**Supplied material:**
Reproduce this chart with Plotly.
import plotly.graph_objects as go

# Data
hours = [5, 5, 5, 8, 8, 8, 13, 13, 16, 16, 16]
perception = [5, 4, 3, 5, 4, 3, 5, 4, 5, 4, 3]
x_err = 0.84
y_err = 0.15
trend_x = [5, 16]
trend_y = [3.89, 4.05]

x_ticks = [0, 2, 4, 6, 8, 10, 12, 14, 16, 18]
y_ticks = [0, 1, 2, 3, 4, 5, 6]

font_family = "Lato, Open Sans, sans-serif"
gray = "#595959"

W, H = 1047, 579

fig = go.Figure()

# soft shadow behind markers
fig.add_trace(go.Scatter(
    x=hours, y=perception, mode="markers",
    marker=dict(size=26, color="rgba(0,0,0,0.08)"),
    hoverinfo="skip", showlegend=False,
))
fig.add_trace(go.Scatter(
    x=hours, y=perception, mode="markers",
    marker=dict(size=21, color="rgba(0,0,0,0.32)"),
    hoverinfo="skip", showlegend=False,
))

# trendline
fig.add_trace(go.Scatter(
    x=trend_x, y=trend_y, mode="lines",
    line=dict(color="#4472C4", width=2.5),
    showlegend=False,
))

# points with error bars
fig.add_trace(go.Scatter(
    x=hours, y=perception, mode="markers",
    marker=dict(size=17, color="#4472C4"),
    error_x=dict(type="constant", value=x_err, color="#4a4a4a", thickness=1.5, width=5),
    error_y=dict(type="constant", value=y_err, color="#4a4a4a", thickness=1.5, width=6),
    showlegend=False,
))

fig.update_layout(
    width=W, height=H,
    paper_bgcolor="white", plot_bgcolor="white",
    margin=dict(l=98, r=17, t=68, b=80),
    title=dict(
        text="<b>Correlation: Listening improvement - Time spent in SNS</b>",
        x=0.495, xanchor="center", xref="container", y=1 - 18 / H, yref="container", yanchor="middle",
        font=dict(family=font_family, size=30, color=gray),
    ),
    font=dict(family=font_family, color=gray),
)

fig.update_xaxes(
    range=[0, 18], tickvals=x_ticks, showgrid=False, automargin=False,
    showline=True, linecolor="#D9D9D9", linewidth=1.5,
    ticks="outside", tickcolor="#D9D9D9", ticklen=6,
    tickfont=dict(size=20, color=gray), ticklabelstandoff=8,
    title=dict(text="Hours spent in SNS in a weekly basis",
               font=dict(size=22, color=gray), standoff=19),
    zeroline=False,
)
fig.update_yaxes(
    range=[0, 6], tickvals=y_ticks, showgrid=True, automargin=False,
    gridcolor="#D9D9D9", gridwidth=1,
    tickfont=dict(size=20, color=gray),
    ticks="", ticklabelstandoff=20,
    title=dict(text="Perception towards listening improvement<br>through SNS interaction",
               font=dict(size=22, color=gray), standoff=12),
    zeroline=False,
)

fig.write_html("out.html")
...
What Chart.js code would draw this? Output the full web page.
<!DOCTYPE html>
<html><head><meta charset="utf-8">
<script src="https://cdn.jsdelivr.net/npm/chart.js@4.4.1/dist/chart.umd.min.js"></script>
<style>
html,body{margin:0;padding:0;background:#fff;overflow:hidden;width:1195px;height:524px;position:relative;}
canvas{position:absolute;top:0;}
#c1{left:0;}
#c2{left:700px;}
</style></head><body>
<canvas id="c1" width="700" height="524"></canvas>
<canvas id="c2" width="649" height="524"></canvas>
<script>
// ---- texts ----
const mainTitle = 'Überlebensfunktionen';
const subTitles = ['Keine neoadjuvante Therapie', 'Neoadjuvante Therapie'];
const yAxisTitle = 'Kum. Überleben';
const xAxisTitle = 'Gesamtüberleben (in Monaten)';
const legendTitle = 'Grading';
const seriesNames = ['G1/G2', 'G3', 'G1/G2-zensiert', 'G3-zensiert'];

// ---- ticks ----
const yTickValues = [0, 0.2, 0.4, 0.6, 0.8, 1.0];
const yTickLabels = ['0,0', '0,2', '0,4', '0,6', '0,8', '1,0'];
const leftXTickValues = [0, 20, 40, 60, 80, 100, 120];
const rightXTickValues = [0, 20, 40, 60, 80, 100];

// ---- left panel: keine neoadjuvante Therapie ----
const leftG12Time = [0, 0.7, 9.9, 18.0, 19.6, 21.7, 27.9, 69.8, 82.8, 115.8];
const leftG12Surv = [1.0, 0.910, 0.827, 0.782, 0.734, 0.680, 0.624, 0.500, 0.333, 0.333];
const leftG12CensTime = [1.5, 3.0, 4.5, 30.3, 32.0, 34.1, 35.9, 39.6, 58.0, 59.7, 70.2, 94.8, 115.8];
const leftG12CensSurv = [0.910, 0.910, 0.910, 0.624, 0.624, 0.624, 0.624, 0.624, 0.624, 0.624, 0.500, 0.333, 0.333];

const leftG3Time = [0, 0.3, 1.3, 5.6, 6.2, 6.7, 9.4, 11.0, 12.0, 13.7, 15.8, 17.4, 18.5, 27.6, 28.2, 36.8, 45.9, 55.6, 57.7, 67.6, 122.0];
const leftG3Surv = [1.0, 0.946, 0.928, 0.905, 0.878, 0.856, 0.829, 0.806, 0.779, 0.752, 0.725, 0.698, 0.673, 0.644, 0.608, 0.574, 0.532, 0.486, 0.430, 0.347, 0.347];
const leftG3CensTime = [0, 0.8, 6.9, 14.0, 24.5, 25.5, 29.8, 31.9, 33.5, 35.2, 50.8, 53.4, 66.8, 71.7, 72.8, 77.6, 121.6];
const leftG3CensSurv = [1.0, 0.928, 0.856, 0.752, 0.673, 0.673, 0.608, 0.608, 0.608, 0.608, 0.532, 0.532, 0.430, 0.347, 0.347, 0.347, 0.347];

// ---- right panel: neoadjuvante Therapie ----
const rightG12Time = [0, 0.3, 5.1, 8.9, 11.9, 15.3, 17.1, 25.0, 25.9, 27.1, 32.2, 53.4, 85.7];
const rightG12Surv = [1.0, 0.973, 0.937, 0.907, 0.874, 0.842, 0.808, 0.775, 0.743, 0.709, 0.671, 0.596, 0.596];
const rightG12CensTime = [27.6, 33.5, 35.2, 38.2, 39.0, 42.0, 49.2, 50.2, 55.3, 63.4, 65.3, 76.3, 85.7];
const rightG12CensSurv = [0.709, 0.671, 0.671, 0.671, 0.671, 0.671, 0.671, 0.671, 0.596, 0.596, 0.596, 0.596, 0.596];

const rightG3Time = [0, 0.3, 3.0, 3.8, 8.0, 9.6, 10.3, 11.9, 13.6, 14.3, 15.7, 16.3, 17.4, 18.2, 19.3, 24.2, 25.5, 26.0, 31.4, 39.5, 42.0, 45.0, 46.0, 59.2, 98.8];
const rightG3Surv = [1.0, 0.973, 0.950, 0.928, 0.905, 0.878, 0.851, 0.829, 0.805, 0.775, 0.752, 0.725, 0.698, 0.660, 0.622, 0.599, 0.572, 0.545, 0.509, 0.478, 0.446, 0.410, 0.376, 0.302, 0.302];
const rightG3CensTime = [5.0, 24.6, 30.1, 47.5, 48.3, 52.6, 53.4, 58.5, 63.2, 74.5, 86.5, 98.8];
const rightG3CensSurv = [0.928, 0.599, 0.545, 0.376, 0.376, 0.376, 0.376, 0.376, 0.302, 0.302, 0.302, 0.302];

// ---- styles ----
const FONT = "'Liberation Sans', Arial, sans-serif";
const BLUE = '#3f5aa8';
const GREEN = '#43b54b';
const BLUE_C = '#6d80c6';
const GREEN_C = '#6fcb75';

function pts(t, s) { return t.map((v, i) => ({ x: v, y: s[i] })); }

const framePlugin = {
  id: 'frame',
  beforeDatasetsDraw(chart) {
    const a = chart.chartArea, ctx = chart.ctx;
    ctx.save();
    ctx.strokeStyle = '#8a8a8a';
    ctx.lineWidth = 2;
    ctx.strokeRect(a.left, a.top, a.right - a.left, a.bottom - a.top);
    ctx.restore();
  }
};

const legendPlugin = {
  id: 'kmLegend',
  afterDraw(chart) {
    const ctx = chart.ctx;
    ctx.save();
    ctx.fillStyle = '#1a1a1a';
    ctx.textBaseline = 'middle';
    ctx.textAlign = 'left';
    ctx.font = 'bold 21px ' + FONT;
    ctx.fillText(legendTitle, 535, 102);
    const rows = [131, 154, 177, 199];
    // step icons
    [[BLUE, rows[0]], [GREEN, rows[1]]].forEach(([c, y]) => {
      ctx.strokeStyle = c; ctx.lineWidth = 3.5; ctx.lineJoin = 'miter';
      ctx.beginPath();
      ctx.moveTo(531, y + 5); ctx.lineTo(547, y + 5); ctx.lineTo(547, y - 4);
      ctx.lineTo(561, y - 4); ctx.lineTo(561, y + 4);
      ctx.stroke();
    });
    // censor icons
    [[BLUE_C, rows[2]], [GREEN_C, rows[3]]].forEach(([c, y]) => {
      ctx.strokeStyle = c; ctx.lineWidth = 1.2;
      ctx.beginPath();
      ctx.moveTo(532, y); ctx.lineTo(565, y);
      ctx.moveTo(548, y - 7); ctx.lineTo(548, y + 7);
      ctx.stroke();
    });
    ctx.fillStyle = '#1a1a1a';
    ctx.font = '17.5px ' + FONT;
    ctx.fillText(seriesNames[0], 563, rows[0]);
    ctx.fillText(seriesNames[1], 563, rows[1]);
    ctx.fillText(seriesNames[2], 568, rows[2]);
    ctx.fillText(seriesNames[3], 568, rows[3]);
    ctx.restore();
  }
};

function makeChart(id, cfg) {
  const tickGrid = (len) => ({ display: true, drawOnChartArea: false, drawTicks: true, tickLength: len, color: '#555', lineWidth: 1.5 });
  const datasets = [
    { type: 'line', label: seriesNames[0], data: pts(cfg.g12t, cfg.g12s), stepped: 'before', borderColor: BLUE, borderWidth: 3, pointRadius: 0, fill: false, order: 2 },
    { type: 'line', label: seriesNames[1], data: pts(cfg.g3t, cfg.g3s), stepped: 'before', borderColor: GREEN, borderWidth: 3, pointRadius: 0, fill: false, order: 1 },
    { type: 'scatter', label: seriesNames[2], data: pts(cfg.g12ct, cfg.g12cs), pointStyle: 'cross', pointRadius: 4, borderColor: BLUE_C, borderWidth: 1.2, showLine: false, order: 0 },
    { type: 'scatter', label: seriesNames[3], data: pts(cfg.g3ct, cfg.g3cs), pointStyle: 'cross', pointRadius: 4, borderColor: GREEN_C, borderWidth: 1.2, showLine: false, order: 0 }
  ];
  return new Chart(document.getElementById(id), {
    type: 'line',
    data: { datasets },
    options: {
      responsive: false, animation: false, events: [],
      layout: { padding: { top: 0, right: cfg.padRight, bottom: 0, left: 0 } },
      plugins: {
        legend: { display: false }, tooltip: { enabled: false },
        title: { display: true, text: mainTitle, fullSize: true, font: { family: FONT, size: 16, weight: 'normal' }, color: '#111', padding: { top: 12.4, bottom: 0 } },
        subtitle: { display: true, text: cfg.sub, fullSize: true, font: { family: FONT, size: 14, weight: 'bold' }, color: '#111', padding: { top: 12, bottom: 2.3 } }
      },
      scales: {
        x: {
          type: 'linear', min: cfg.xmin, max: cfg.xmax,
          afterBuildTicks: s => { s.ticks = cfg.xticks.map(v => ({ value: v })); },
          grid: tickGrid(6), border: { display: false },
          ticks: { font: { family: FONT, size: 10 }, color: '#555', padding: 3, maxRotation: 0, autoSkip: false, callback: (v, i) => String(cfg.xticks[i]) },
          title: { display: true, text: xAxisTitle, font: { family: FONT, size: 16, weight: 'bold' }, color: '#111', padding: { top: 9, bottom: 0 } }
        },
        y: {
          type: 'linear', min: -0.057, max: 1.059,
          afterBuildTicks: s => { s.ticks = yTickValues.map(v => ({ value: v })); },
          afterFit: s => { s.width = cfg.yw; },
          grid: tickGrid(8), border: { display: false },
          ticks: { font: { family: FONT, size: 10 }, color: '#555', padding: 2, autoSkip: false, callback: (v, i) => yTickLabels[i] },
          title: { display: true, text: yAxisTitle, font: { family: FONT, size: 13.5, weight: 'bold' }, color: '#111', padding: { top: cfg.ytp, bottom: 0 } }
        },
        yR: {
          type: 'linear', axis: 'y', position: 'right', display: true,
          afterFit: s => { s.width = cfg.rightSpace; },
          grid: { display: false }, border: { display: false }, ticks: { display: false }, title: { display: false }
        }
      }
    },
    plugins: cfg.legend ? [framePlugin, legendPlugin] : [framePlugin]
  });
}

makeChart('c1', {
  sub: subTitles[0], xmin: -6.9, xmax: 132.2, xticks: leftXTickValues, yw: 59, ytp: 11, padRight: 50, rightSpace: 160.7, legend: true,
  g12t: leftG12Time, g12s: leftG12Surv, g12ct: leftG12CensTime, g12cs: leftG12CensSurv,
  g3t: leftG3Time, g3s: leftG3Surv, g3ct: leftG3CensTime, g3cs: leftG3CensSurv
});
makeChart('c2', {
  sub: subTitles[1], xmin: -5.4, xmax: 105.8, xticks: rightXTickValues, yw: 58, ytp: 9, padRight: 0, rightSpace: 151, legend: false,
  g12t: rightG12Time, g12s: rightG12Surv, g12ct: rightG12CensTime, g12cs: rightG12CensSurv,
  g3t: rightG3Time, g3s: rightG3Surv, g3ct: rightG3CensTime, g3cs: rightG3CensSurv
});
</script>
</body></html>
...
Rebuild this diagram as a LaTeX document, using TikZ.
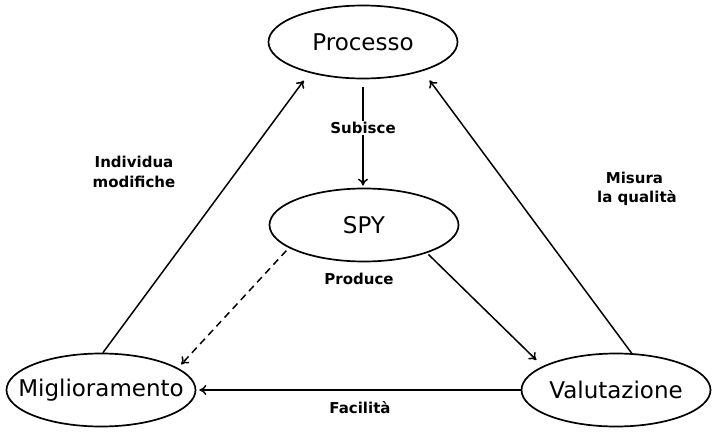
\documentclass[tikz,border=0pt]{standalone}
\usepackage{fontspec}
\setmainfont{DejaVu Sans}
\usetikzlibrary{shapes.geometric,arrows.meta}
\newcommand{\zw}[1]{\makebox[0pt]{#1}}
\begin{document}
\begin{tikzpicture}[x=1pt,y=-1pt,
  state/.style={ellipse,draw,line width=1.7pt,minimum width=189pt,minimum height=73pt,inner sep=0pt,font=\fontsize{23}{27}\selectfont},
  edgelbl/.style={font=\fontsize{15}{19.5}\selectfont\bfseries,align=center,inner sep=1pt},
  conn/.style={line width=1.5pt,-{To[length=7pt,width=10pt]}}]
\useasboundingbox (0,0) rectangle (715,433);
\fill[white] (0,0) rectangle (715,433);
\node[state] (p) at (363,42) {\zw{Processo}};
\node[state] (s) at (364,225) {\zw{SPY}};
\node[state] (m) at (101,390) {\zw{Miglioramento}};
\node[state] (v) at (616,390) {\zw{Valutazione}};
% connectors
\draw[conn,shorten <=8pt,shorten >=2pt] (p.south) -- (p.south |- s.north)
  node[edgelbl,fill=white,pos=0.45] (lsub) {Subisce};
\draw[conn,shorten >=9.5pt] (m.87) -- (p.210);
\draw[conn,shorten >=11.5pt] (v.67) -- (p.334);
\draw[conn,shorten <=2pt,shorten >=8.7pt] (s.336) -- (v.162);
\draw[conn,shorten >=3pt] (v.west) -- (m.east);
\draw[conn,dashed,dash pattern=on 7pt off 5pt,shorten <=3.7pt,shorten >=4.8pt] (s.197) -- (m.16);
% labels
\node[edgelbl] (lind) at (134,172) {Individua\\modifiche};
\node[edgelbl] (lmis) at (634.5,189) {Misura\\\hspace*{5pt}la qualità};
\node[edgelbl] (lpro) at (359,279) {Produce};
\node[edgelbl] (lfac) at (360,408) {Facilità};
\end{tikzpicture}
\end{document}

**Written task:** Write out exactly the lines running from the line containing "What Chart.js code" to the line containing "0.347, 0.347, 0.347];", with both of those lines included.

**Exercise result:**
What Chart.js code would draw this? Output the full web page.
<!DOCTYPE html>
<html><head><meta charset="utf-8">
<script src="https://cdn.jsdelivr.net/npm/chart.js@4.4.1/dist/chart.umd.min.js"></script>
<style>
html,body{margin:0;padding:0;background:#fff;overflow:hidden;width:1195px;height:524px;position:relative;}
canvas{position:absolute;top:0;}
#c1{left:0;}
#c2{left:700px;}
</style></head><body>
<canvas id="c1" width="700" height="524"></canvas>
<canvas id="c2" width="649" height="524"></canvas>
<script>
// ---- texts ----
const mainTitle = 'Überlebensfunktionen';
const subTitles = ['Keine neoadjuvante Therapie', 'Neoadjuvante Therapie'];
const yAxisTitle = 'Kum. Überleben';
const xAxisTitle = 'Gesamtüberleben (in Monaten)';
const legendTitle = 'Grading';
const seriesNames = ['G1/G2', 'G3', 'G1/G2-zensiert', 'G3-zensiert'];

// ---- ticks ----
const yTickValues = [0, 0.2, 0.4, 0.6, 0.8, 1.0];
const yTickLabels = ['0,0', '0,2', '0,4', '0,6', '0,8', '1,0'];
const leftXTickValues = [0, 20, 40, 60, 80, 100, 120];
const rightXTickValues = [0, 20, 40, 60, 80, 100];

// ---- left panel: keine neoadjuvante Therapie ----
const leftG12Time = [0, 0.7, 9.9, 18.0, 19.6, 21.7, 27.9, 69.8, 82.8, 115.8];
const leftG12Surv = [1.0, 0.910, 0.827, 0.782, 0.734, 0.680, 0.624, 0.500, 0.333, 0.333];
const leftG12CensTime = [1.5, 3.0, 4.5, 30.3, 32.0, 34.1, 35.9, 39.6, 58.0, 59.7, 70.2, 94.8, 115.8];
const leftG12CensSurv = [0.910, 0.910, 0.910, 0.624, 0.624, 0.624, 0.624, 0.624, 0.624, 0.624, 0.500, 0.333, 0.333];

const leftG3Time = [0, 0.3, 1.3, 5.6, 6.2, 6.7, 9.4, 11.0, 12.0, 13.7, 15.8, 17.4, 18.5, 27.6, 28.2, 36.8, 45.9, 55.6, 57.7, 67.6, 122.0];
const leftG3Surv = [1.0, 0.946, 0.928, 0.905, 0.878, 0.856, 0.829, 0.806, 0.779, 0.752, 0.725, 0.698, 0.673, 0.644, 0.608, 0.574, 0.532, 0.486, 0.430, 0.347, 0.347];
const leftG3CensTime = [0, 0.8, 6.9, 14.0, 24.5, 25.5, 29.8, 31.9, 33.5, 35.2, 50.8, 53.4, 66.8, 71.7, 72.8, 77.6, 121.6];
const leftG3CensSurv = [1.0, 0.928, 0.856, 0.752, 0.673, 0.673, 0.608, 0.608, 0.608, 0.608, 0.532, 0.532, 0.430, 0.347, 0.347, 0.347, 0.347];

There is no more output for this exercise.